In-Memory AnalyzedText and Annotation implementation
This describes the implementation of the Analyzed Text used by default by the Stanbol NLP processing module. This implementation is directly contained within the org.apache.stanbol.enhancer.nlp module.
The AnalyzedTextFactory of the in-memory implementation registers itself as OSGI service with an "service.ranking" of Integer.MIN_VALUE. That means that any other registered AnalyzedTextFactory will override this one (unless it does not use Integer.MIN_VALUE itself).
The implementation uses the ContentItemHelper#getText(Blob blob) method to retrieve the text from the parsed blob. The text is than used to create an AnalyzedText instance.
The in-memory implementation is based on a NavigableMap that uses the same span as both key and value. TreeMap is currently used as implementation. The compareTo(..) method of the Span implementation ensures the correct ordering of Spans as specified by the Analyzed Text interface. All add**(..) methods first check if a span with the added type, [start,end) is already contained. If this is the case the current span is returned otherwise an new instance is created.

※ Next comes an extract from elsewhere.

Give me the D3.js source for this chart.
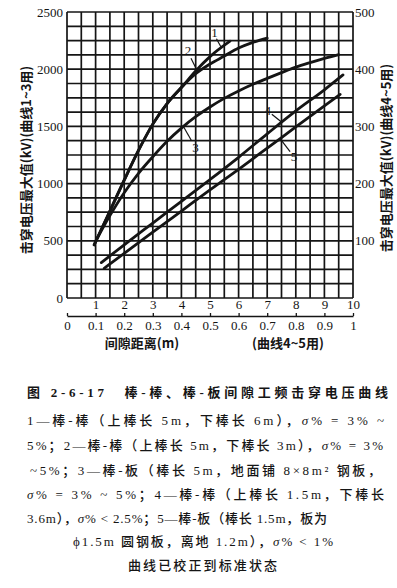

The Iterator implementation is not based on the Iterators provided by the NavigableMap as those would throw ConcurrentModificationExceptions - what is prohibited by the specification. Instead in implementation that is based on the #higherKey() method is used. Filtered Iterators are implemented using Apache Commons Collections FilteredIterator utility with an Predicate based on the SpanTypeEnum.
The implementation of the Annotated interface is similar to that of the SolrInputDocument. Internally it uses a Map
Type safety is not checked so creating multiple Annotations with different value types that share the same key will cause ClassCastExceptions at runtime.